*TASK PROMPT:* Copy all lines in which the word "with" can be found.

*****

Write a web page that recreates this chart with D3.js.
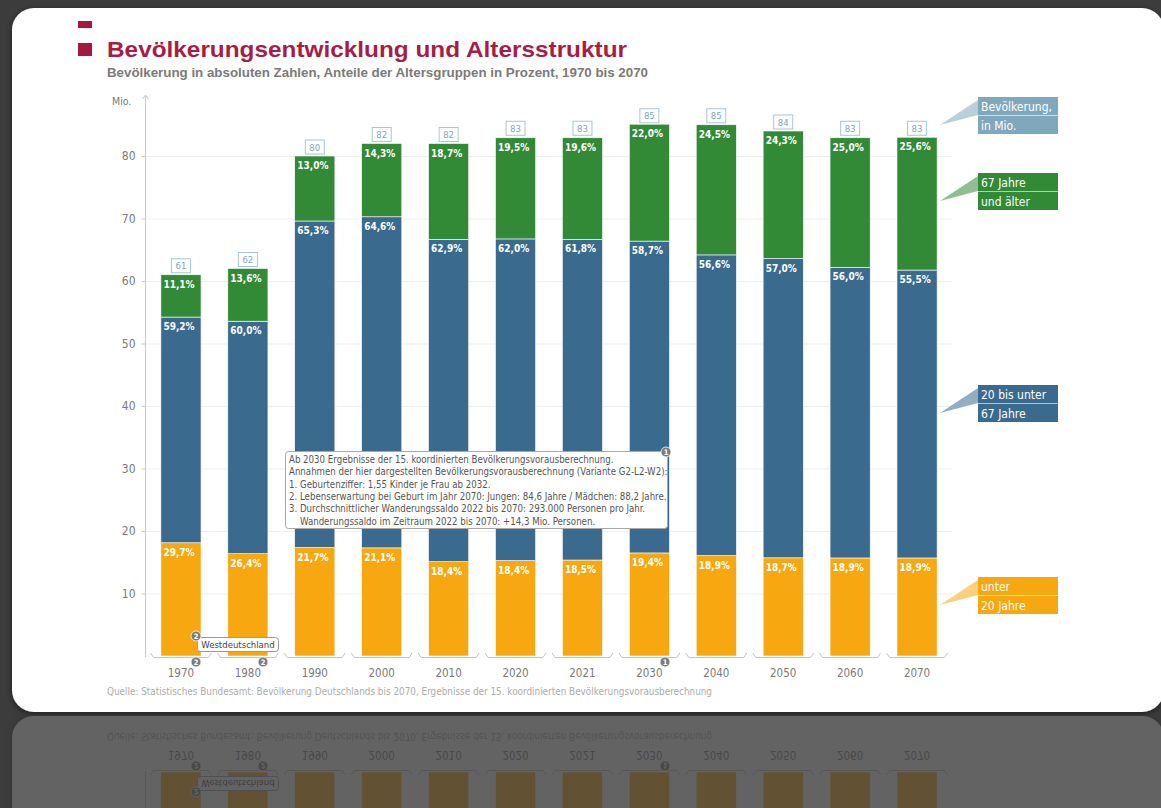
<!DOCTYPE html>
<html>
<head>
<meta charset="utf-8">
<script src="https://cdn.jsdelivr.net/npm/d3@7"></script>
<style>
  html, body { margin: 0; padding: 0; background: #3c3c3c; }
  svg { display: block; }
</style>
</head>
<body>
<div id="chart"></div>
<script>
'use strict';

// data
var years = ['1970', '1980', '1990', '2000', '2010', '2020', '2021', '2030', '2040', '2050', '2060', '2070'];
var totals = [61, 62, 80, 82, 82, 83, 83, 85, 85, 84, 83, 83];
var shareUnder20 = [29.7, 26.4, 21.7, 21.1, 18.4, 18.4, 18.5, 19.4, 18.9, 18.7, 18.9, 18.9];
var share20to67 = [59.2, 60.0, 65.3, 64.6, 62.9, 62.0, 61.8, 58.7, 56.6, 57.0, 56.0, 55.5];
var share67plus = [11.1, 13.6, 13.0, 14.3, 18.7, 19.5, 19.6, 22.0, 24.5, 24.3, 25.0, 25.6];
var yTicks = [10, 20, 30, 40, 50, 60, 70, 80];
var groups = ['u20', 'm', 'o67'];
var groupLabels = {
  pop: ['Bevölkerung,', 'in Mio.'],
  o67: ['67 Jahre', 'und älter'],
  m: ['20 bis unter', '67 Jahre'],
  u20: ['unter', '20 Jahre']
};
var noteLines = [
  'Ab 2030 Ergebnisse der 15. koordinierten Bevölkerungsvorausberechnung.',
  'Annahmen der hier dargestellten Bevölkerungsvorausberechnung (Variante G2-L2-W2):',
  '1. Geburtenziffer: 1,55 Kinder je Frau ab 2032.',
  '2. Lebenserwartung bei Geburt im Jahr 2070: Jungen: 84,6 Jahre / Mädchen: 88,2 Jahre.',
  '3. Durchschnittlicher Wanderungssaldo 2022 bis 2070: 293.000 Personen pro Jahr.',
  '    Wanderungssaldo im Zeitraum 2022 bis 2070: +14,3 Mio. Personen.'
];

var W = 1161, H = 808,
    colors = { u20: '#f7a70f', m: '#3b6a8f', o67: '#338a36', pop: '#80a8bc' },
    cond = '"DejaVu Sans Condensed", "Liberation Sans Narrow", sans-serif',
    narrow = '"Liberation Sans Narrow", "DejaVu Sans Condensed", sans-serif',
    arial = '"Liberation Sans", Arial, sans-serif';

var rows = years.map(function (yr, i) {
  return {
    year: yr,
    total: totals[i],
    u20: totals[i] * shareUnder20[i] / 100,
    m: totals[i] * share20to67[i] / 100,
    o67: totals[i] * share67plus[i] / 100,
    pct: { u20: shareUnder20[i], m: share20to67[i], o67: share67plus[i] }
  };
});

var x = d3.scaleBand().domain(years).range([147.5, 950.5]).paddingInner(0.4).paddingOuter(0.2),
    y = d3.scaleLinear().domain([0, 80]).range([656, 156]),
    stack = d3.stack().keys(groups)(rows);

var svg = d3.select('#chart').append('svg').attr('width', W).attr('height', H);
var defs = svg.append('defs');

var shadow = defs.append('filter').attr('id', 'shadow').attr('x', '-5%').attr('y', '-5%').attr('width', '110%').attr('height', '110%');
shadow.append('feDropShadow').attr('dx', 0).attr('dy', 2).attr('stdDeviation', 3).attr('flood-color', '#000').attr('flood-opacity', 0.5);

defs.append('clipPath').attr('id', 'reflClip').append('rect')
  .attr('x', 0).attr('y', 715).attr('width', W).attr('height', H - 715);

svg.append('rect').attr('width', W).attr('height', H).attr('fill', '#3c3c3c');

var card = svg.append('g').attr('id', 'card');

card.append('rect')
  .attr('x', 12).attr('y', 8).attr('width', 1152).attr('height', 704).attr('rx', 22)
  .attr('fill', '#fff').attr('filter', 'url(#shadow)');

// title block
card.append('rect').attr('x', 78).attr('y', 21).attr('width', 14).attr('height', 7).attr('fill', '#a6193f');
card.append('rect').attr('x', 78).attr('y', 43).attr('width', 14).attr('height', 13).attr('fill', '#a6193f');
card.append('text').attr('x', 107).attr('y', 57)
  .attr('font-family', arial).attr('font-weight', 'bold').attr('font-size', 22).attr('fill', '#a81d45')
  .attr('textLength', 520).attr('lengthAdjust', 'spacingAndGlyphs')
  .text('Bevölkerungsentwicklung und Altersstruktur');
card.append('text').attr('x', 107).attr('y', 77)
  .attr('font-family', arial).attr('font-weight', 'bold').attr('font-size', 12).attr('fill', '#7a7a7a')
  .attr('textLength', 541).attr('lengthAdjust', 'spacingAndGlyphs')
  .text('Bevölkerung in absoluten Zahlen, Anteile der Altersgruppen in Prozent, 1970 bis 2070');

// grid + y axis
card.append('g').selectAll('line').data(yTicks).enter().append('line')
  .attr('x1', 146).attr('x2', 952)
  .attr('y1', function (d) { return y(d) + 0.5; }).attr('y2', function (d) { return y(d) + 0.5; })
  .attr('stroke', '#efefef');

var yAxis = card.append('g').attr('transform', 'translate(145.5,0)')
  .call(d3.axisLeft(y).tickValues(yTicks).tickSize(4).tickPadding(6));
yAxis.select('.domain').remove();
yAxis.selectAll('line').attr('stroke', '#c8c8c8');
yAxis.selectAll('text').attr('font-family', cond).attr('font-size', 12).attr('fill', '#7a7a7a');

card.append('line').attr('x1', 145.5).attr('x2', 145.5).attr('y1', 95).attr('y2', 657).attr('stroke', '#c8c8c8');
card.append('path').attr('d', 'M142.5,99 L145.5,95 L148.5,99').attr('fill', 'none').attr('stroke', '#c8c8c8');
card.append('text').attr('x', 112).attr('y', 105).attr('font-family', cond).attr('font-size', 10.5).attr('fill', '#7a7a7a').text('Mio.');

// bars
var layer = card.append('g').selectAll('g').data(stack).enter().append('g')
  .attr('fill', function (d) { return colors[d.key]; });
layer.selectAll('rect').data(function (d) { return d; }).enter().append('rect')
  .attr('x', function (d) { return x(d.data.year); })
  .attr('width', x.bandwidth())
  .attr('y', function (d) { return y(d[1]); })
  .attr('height', function (d) { return y(d[0]) - y(d[1]); })
  .attr('stroke', '#fff').attr('stroke-width', 0.6);

// percent labels
stack.forEach(function (s) {
  card.append('g').selectAll('text').data(s).enter().append('text')
    .attr('x', function (d) { return x(d.data.year) + 2.5; })
    .attr('y', function (d) { return y(d[1]) + 13; })
    .attr('font-family', cond).attr('font-weight', 'bold').attr('font-size', 10).attr('fill', '#fff')
    .text(function (d) { return d.data.pct[s.key].toFixed(1).replace('.', ',') + '%'; });
});

// total labels
var tot = card.append('g').selectAll('g').data(rows).enter().append('g')
  .attr('transform', function (d) { return 'translate(' + (x(d.year) + x.bandwidth() / 2) + ',' + y(d.total) + ')'; });
tot.append('rect').attr('x', -9.5).attr('y', -16).attr('width', 19).attr('height', 14)
  .attr('fill', '#fff').attr('stroke', '#a8c6d4').attr('stroke-width', 1);
tot.append('text').attr('y', -5.5).attr('text-anchor', 'middle')
  .attr('font-family', cond).attr('font-size', 9.5).attr('fill', '#7fa5b9')
  .text(function (d) { return d.total; });

// x axis brackets and labels
var xg = card.append('g');
xg.selectAll('path').data(years).enter().append('path')
  .attr('d', function (d) {
    var c = x(d) + x.bandwidth() / 2, h = x.step() / 2 - 3;
    return 'M' + (c - h) + ',653 L' + (c - h + 3) + ',657.5 H' + (c + h - 3) + ' L' + (c + h) + ',653';
  })
  .attr('fill', 'none').attr('stroke', '#c4c4c4');
xg.selectAll('text').data(years).enter().append('text')
  .attr('x', function (d) { return x(d) + x.bandwidth() / 2; })
  .attr('y', 677).attr('text-anchor', 'middle')
  .attr('font-family', cond).attr('font-size', 11.5).attr('fill', '#7a7a7a')
  .text(function (d) { return d; });

// legend boxes with pointers
var legendTops = { pop: 97, o67: 173, m: 385, u20: 577 };
Object.keys(legendTops).forEach(function (k) {
  var t = legendTops[k], g = card.append('g');
  g.append('path')
    .attr('d', 'M978,' + (t + 3) + ' L940,' + (t + 28) + ' L978,' + (t + 18) + 'Z')
    .attr('fill', colors[k]).attr('opacity', 0.55);
  g.append('rect').attr('x', 978).attr('y', t).attr('width', 80).attr('height', 37).attr('fill', colors[k]);
  g.append('line').attr('x1', 978).attr('x2', 1058).attr('y1', t + 18.5).attr('y2', t + 18.5)
    .attr('stroke', '#fff').attr('stroke-opacity', 0.6);
  groupLabels[k].forEach(function (s, i) {
    g.append('text').attr('x', 981).attr('y', t + 14 + i * 19)
      .attr('font-family', cond).attr('font-size', 12).attr('fill', '#fff').text(s);
  });
});

// note box
var note = card.append('g');
note.append('rect').attr('x', 285.5).attr('y', 451.5).attr('width', 382).attr('height', 77).attr('rx', 3)
  .attr('fill', '#fff').attr('stroke', '#a8a8a8');
note.selectAll('text').data(noteLines).enter().append('text')
  .attr('x', 289).attr('y', function (d, i) { return 463 + i * 12.3; })
  .attr('font-family', narrow).attr('font-size', 9.6).attr('fill', '#555')
  .attr('xml:space', 'preserve')
  .text(function (d) { return d; });

// Westdeutschland box
card.append('rect').attr('x', 197.5).attr('y', 637.5).attr('width', 81).attr('height', 14).attr('rx', 3)
  .attr('fill', '#fff').attr('stroke', '#9a9a9a');
card.append('text').attr('x', 238).attr('y', 648).attr('text-anchor', 'middle')
  .attr('font-family', narrow).attr('font-size', 9.5).attr('fill', '#444').text('Westdeutschland');

// footnote markers
var markers = [
  { cx: 196, cy: 636, t: '2' }, { cx: 196, cy: 662, t: '2' },
  { cx: 263, cy: 662, t: '2' }, { cx: 665, cy: 662, t: '1' }, { cx: 666, cy: 452, t: '1' }
];
var mk = card.append('g').selectAll('g').data(markers).enter().append('g')
  .attr('transform', function (d) { return 'translate(' + d.cx + ',' + d.cy + ')'; });
mk.append('circle').attr('r', 5).attr('fill', '#7b7b7b').attr('stroke', '#fff').attr('stroke-width', 0.8);
mk.append('text').attr('y', 3).attr('text-anchor', 'middle')
  .attr('font-family', cond).attr('font-weight', 'bold').attr('font-size', 7.5).attr('fill', '#fff')
  .text(function (d) { return d.t; });

// source
card.append('text').attr('x', 107).attr('y', 695)
  .attr('font-family', narrow).attr('font-size', 10.5).attr('fill', '#ababab')
  .attr('textLength', 605).attr('lengthAdjust', 'spacingAndGlyphs')
  .text('Quelle: Statistisches Bundesamt: Bevölkerung Deutschlands bis 2070, Ergebnisse der 15. koordinierten Bevölkerungsvorausberechnung');

// mirrored reflection under the card
var refl = svg.append('g').attr('clip-path', 'url(#reflClip)');
refl.append('use').attr('href', '#card').attr('transform', 'translate(0,' + (2 * 714) + ') scale(1,-1)');
refl.append('rect').attr('x', 0).attr('y', 715).attr('width', W).attr('height', H - 715)
  .attr('fill', '#3c3c3c').attr('opacity', 0.8);
</script>
</body>
</html>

*****

*TASK RESULT:*
Write a web page that recreates this chart with D3.js.
// legend boxes with pointers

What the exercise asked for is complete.